Namun, kebangkitan Tiongkok juga menimbulkan tantangan geopolitik. Ketegangan dengan Amerika Serikat dalam perang dagang dan persaingan teknologi semakin meningkat. Selain itu, kebijakan luar negeri yang agresif di Laut China Selatan juga memicu ketegangan dengan negara-negara Asia Tenggara, termasuk Indonesia. Meskipun demikian, Tiongkok tetap melaju dengan strategi jangka panjangnya, menunjukkan bahwa “Naga” ini tidak akan berhenti dalam waktu dekat.
Garuda yang Tertatih di Tanah Sendiri
Di sisi lain, Indonesia masih menghadapi berbagai tantangan yang menghambat pertumbuhan dan daya saingnya. Meskipun ekonomi Indonesia tumbuh sekitar 5% per tahun dalam dekade terakhir (BPS, 2023), angka ini masih jauh di bawah potensi maksimalnya. Infrastruktur yang belum merata, birokrasi yang berbelit, serta ketergantungan pada ekspor komoditas mentah menjadi faktor utama yang menghambat kemajuan ekonomi Indonesia. Dibandingkan dengan Tiongkok yang telah beralih ke industri bernilai tambah tinggi, Indonesia masih tertinggal dalam hal inovasi dan industrialisasi.

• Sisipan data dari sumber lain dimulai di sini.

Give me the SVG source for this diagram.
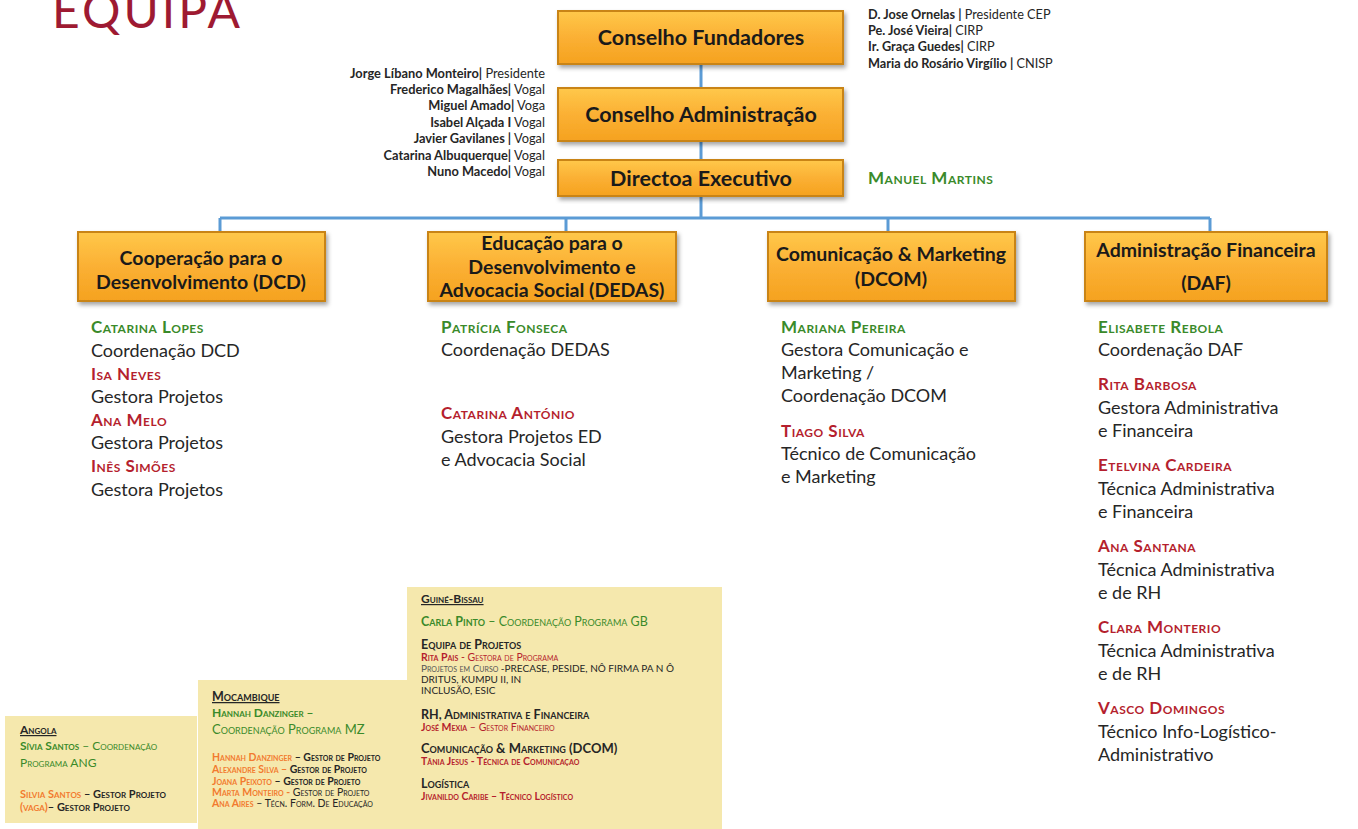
<svg xmlns="http://www.w3.org/2000/svg" width="1358" height="829" viewBox="0 0 1358 829">
<defs>
<linearGradient id="og" x1="0" y1="0" x2="0" y2="1">
<stop offset="0" stop-color="#ffc84a"/>
<stop offset="0.5" stop-color="#fbb034"/>
<stop offset="1" stop-color="#f5a21f"/>
</linearGradient>
<filter id="sh" x="-5%" y="-10%" width="115%" height="130%">
<feDropShadow dx="2" dy="3" stdDeviation="2" flood-color="#000" flood-opacity="0.35"/>
</filter>
<style>
text{font-family:Lato,"Open Sans","Liberation Sans",sans-serif;fill:#262626}
.box{fill:url(#og);stroke:#c98414;stroke-width:2;filter:url(#sh)}
.bt{font-weight:bold;font-size:21.5px;text-anchor:middle;fill:#1a1a1a}
.dt{font-weight:bold;font-size:19.5px;text-anchor:middle;fill:#1a1a1a}
.conn{stroke:#5b9bd5;stroke-width:3;fill:none}
.bd{font-size:12.8px;text-anchor:end}
.fd{font-size:12.7px}
.b{font-weight:bold}
.nm{font-size:17px;font-weight:bold;font-variant:small-caps;letter-spacing:0.5px}
.g{fill:#3a8a2a}
.r{fill:#b51f2e}
.o{fill:#f27b2f}
.tx{font-size:18px}
.panel{fill:#f5e8ad}
.sc{font-variant:small-caps}
</style>
</defs>
<rect width="1358" height="829" fill="#fff"/>
<text x="52" y="28" style="font-size:48px;letter-spacing:3px;fill:#9e1a32">EQUIPA</text>

<g id="connectors">
<line class="conn" x1="701" y1="64" x2="701" y2="88"/>
<line class="conn" x1="701" y1="141" x2="701" y2="160"/>
<line class="conn" x1="701" y1="196" x2="701" y2="218"/>
<line class="conn" x1="220" y1="218" x2="1210" y2="218"/>
<line class="conn" x1="220" y1="218" x2="220" y2="232"/>
<line class="conn" x1="566" y1="218" x2="566" y2="232"/>
<line class="conn" x1="888" y1="218" x2="888" y2="232"/>
<line class="conn" x1="1210" y1="218" x2="1210" y2="232"/>
</g>

<g id="conselho-fundadores">
<rect class="box" x="558" y="11" width="285" height="53"/>
<text class="bt" x="701" y="45">Conselho Fundadores</text>
</g>
<g id="conselho-administracao">
<rect class="box" x="558" y="88" width="285" height="53"/>
<text class="bt" x="701" y="122">Conselho Administração</text>
</g>
<g id="directoa-executivo">
<rect class="box" x="558" y="160" width="285" height="36"/>
<text class="bt" x="701" y="186">Directoa Executivo</text>
</g>

<g id="board-members">
<text class="bd" x="545" y="78"><tspan class="b">Jorge Líbano Monteiro|</tspan> Presidente</text>
<text class="bd" x="545" y="94"><tspan class="b">Frederico Magalhães|</tspan> Vogal</text>
<text class="bd" x="545" y="110"><tspan class="b">Miguel Amado|</tspan> Voga</text>
<text class="bd" x="545" y="127"><tspan class="b">Isabel Alçada I</tspan> Vogal</text>
<text class="bd" x="545" y="143"><tspan class="b">Javier Gavilanes |</tspan> Vogal</text>
<text class="bd" x="545" y="160"><tspan class="b">Catarina Albuquerque|</tspan> Vogal</text>
<text class="bd" x="545" y="176"><tspan class="b">Nuno Macedo|</tspan> Vogal</text>
</g>

<g id="founders">
<text class="fd" x="868" y="19"><tspan class="b">D. Jose Ornelas |</tspan> Presidente CEP</text>
<text class="fd" x="868" y="35"><tspan class="b">Pe. José Vieira|</tspan> CIRP</text>
<text class="fd" x="868" y="51"><tspan class="b">Ir. Graça Guedes|</tspan> CIRP</text>
<text class="fd" x="868" y="68"><tspan class="b">Maria do Rosário Virgílio |</tspan> CNISP</text>
</g>

<g id="director-name">
<text class="nm g" x="868" y="184">Manuel Martins</text>
</g>

<g id="dcd">
<rect class="box" x="78" y="232" width="247" height="69"/>
<text class="dt" x="201" y="265">Cooperação para o</text>
<text class="dt" x="201" y="289">Desenvolvimento (DCD)</text>
</g>
<g id="dedas">
<rect class="box" x="428" y="232" width="248" height="69"/>
<text class="dt" x="552" y="250">Educação para o</text>
<text class="dt" x="552" y="274">Desenvolvimento e</text>
<text class="dt" x="552" y="297">Advocacia Social (DEDAS)</text>
</g>
<g id="dcom">
<rect class="box" x="768" y="232" width="247" height="69"/>
<text class="dt" x="891" y="261">Comunicação &amp; Marketing</text>
<text class="dt" x="891" y="286">(DCOM)</text>
</g>
<g id="daf">
<rect class="box" x="1085" y="232" width="242" height="69"/>
<text class="dt" x="1206" y="257">Administração Financeira</text>
<text class="dt" x="1206" y="290">(DAF)</text>
</g>

<g id="dcd-team">
<text class="nm g" x="91" y="333">Catarina Lopes</text>
<text class="tx" x="91" y="357">Coordenação DCD</text>
<text class="nm r" x="91" y="380">Isa Neves</text>
<text class="tx" x="91" y="403">Gestora Projetos</text>
<text class="nm r" x="91" y="426">Ana Melo</text>
<text class="tx" x="91" y="449">Gestora Projetos</text>
<text class="nm r" x="91" y="472">Inês Simões</text>
<text class="tx" x="91" y="496">Gestora Projetos</text>
</g>

<g id="dedas-team">
<text class="nm g" x="441" y="333">Patrícia Fonseca</text>
<text class="tx" x="441" y="356">Coordenação DEDAS</text>
<text class="nm r" x="441" y="419">Catarina António</text>
<text class="tx" x="441" y="443">Gestora Projetos ED</text>
<text class="tx" x="441" y="466">e Advocacia Social</text>
</g>

<g id="dcom-team">
<text class="nm g" x="781" y="333">Mariana Pereira</text>
<text class="tx" x="781" y="356">Gestora Comunicação e</text>
<text class="tx" x="781" y="379">Marketing /</text>
<text class="tx" x="781" y="402">Coordenação DCOM</text>
<text class="nm r" x="781" y="437">Tiago Silva</text>
<text class="tx" x="781" y="460">Técnico de Comunicação</text>
<text class="tx" x="781" y="483">e Marketing</text>
</g>

<g id="daf-team">
<text class="nm g" x="1098" y="333">Elisabete Rebola</text>
<text class="tx" x="1098" y="356">Coordenação DAF</text>
<text class="nm r" x="1098" y="390">Rita Barbosa</text>
<text class="tx" x="1098" y="414">Gestora Administrativa</text>
<text class="tx" x="1098" y="437">e Financeira</text>
<text class="nm r" x="1098" y="471">Etelvina Cardeira</text>
<text class="tx" x="1098" y="495">Técnica Administrativa</text>
<text class="tx" x="1098" y="518">e Financeira</text>
<text class="nm r" x="1098" y="552">Ana Santana</text>
<text class="tx" x="1098" y="576">Técnica Administrativa</text>
<text class="tx" x="1098" y="599">e de RH</text>
<text class="nm r" x="1098" y="633">Clara Monterio</text>
<text class="tx" x="1098" y="657">Técnica Administrativa</text>
<text class="tx" x="1098" y="680">e de RH</text>
<text class="nm r" x="1098" y="714">Vasco Domingos</text>
<text class="tx" x="1098" y="738">Técnico Info-Logístico-</text>
<text class="tx" x="1098" y="761">Administrativo</text>
</g>

<g id="guine-bissau">
<rect class="panel" x="407" y="587" width="315" height="242"/>
<text class="b sc" x="421" y="603" font-size="12" text-decoration="underline">Guiné-Bissau</text>
<text class="sc g" x="421" y="626" font-size="12.5"><tspan class="b">Carla Pinto</tspan> – Coordenação Programa GB</text>
<text class="b sc" x="421" y="649" font-size="12.5">Equipa de Projetos</text>
<text class="sc r" x="421" y="661" font-size="10.5"><tspan class="b">Rita Pais</tspan> - Gestora de Programa</text>
<text x="421" y="672" font-size="10"><tspan class="sc" style="fill:#555">Projetos em Curso</tspan> -PRECASE, PESIDE, NÔ FIRMA PA N Ô</text>
<text x="421" y="683" font-size="10">DRITUS, KUMPU II, IN</text>
<text x="421" y="694" font-size="10">INCLUSÃO, ESIC</text>
<text class="b sc" x="421" y="719" font-size="12.5">RH, Administrativa e Financeira</text>
<text class="sc r" x="421" y="731" font-size="10.5"><tspan class="b">José Mexia</tspan> – Gestor Financeiro</text>
<text class="b sc" x="421" y="753" font-size="13">Comunicação &amp; Marketing (DCOM)</text>
<text class="sc r b" x="421" y="765" font-size="10.5">Tânia Jesus - Técnica de Comunicaçao</text>
<text class="b sc" x="421" y="788" font-size="12.5">Logística</text>
<text class="sc r b" x="421" y="800" font-size="10.5">Jivanildo Caribe – Técnico Logístico</text>
</g>

<g id="mocambique">
<rect class="panel" x="198" y="680" width="210" height="149"/>
<text class="b sc" x="212" y="701" font-size="12.5" text-decoration="underline">Mocambique</text>
<text class="b sc g" x="212" y="717" font-size="12">Hannah Danzinger –</text>
<text class="sc g" x="212" y="734" font-size="13">Coordenação Programa MZ</text>
<text class="sc b" x="212" y="761" font-size="10.5"><tspan class="o">Hannah Danzinger</tspan> – Gestor de Projeto</text>
<text class="sc b" x="212" y="773" font-size="10.5"><tspan class="o">Alexandre Silva –</tspan> Gestor de Projeto</text>
<text class="sc b" x="212" y="785" font-size="10.5"><tspan class="o">Joana Peixoto</tspan> – Gestor de Projeto</text>
<text class="sc" x="212" y="796" font-size="10.5"><tspan class="o b">Marta Monteiro -</tspan> Gestor de Projeto</text>
<text class="sc" x="212" y="807" font-size="10.5"><tspan class="o b">Ana Aires</tspan> – Técn. Form. De Educação</text>
</g>

<g id="angola">
<rect class="panel" x="5" y="716" width="192" height="107"/>
<text class="b sc" x="20" y="734" font-size="12" text-decoration="underline">Angola</text>
<text class="sc g" x="20" y="750" font-size="12"><tspan class="b">Sívia Santos</tspan> – Coordenação</text>
<text class="sc g" x="20" y="767" font-size="12">Programa ANG</text>
<text class="sc b" x="20" y="798" font-size="11"><tspan class="o">Silvia Santos</tspan> – Gestor Projeto</text>
<text class="sc b" x="20" y="811" font-size="11"><tspan class="o">(vaga)</tspan>– Gestor Projeto</text>
</g>
</svg>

Salah satu tantangan terbesar Indonesia adalah daya saing sumber daya manusia. Menurut laporan World Economic Forum (2023), Indonesia berada di peringkat ke-55 dalam Indeks Daya Saing Global, jauh di bawah Tiongkok yang berada di peringkat ke-28. Kualitas pendidikan dan keterampilan tenaga kerja masih menjadi masalah utama. Banyak lulusan perguruan tinggi yang tidak memiliki keterampilan yang sesuai dengan kebutuhan industri, sehingga menciptakan kesenjangan antara dunia pendidikan dan dunia kerja.
Selain itu, ketidakstabilan politik dan korupsi masih menjadi hambatan besar bagi pertumbuhan ekonomi Indonesia. Transparency International (2023) menempatkan Indonesia di peringkat ke-110 dalam Indeks Persepsi Korupsi, menunjukkan bahwa praktik korupsi masih merajalela di berbagai sektor. Hal ini menghambat investasi asing dan memperlambat pembangunan infrastruktur serta reformasi ekonomi. Dibandingkan dengan Tiongkok yang memiliki kebijakan ekonomi yang lebih terarah dan disiplin, Indonesia masih sering terjebak dalam dinamika politik yang menghambat kemajuan.
Meskipun demikian, Indonesia masih memiliki potensi besar untuk bangkit. Dengan populasi lebih dari 270 juta jiwa dan sumber daya alam yang melimpah, Indonesia memiliki modal yang kuat untuk menjadi kekuatan ekonomi besar. Namun, tanpa reformasi yang serius dalam pendidikan, birokrasi, dan kebijakan industri, Indonesia akan terus tertinggal dari negara-negara lain, termasuk Tiongkok. Jika “Garuda” ingin terbang tinggi, maka diperlukan strategi yang lebih jelas dan eksekusi yang lebih disiplin dalam menghadapi tantangan global.
Kesimpulan
Kebangkitan Tiongkok di panggung global menunjukkan bagaimana strategi jangka panjang, investasi dalam teknologi, dan kebijakan ekonomi yang disiplin dapat membawa sebuah negara menuju kejayaan. Sementara itu, Indonesia masih tertatih-tatih dalam menghadapi tantangan domestik yang menghambat pertumbuhannya. Jika Indonesia ingin mengejar ketertinggalan, maka diperlukan reformasi yang lebih serius dalam berbagai sektor. Tanpa langkah konkret, “Garuda” akan terus tertinggal, sementara “Naga” semakin melesat ke depan.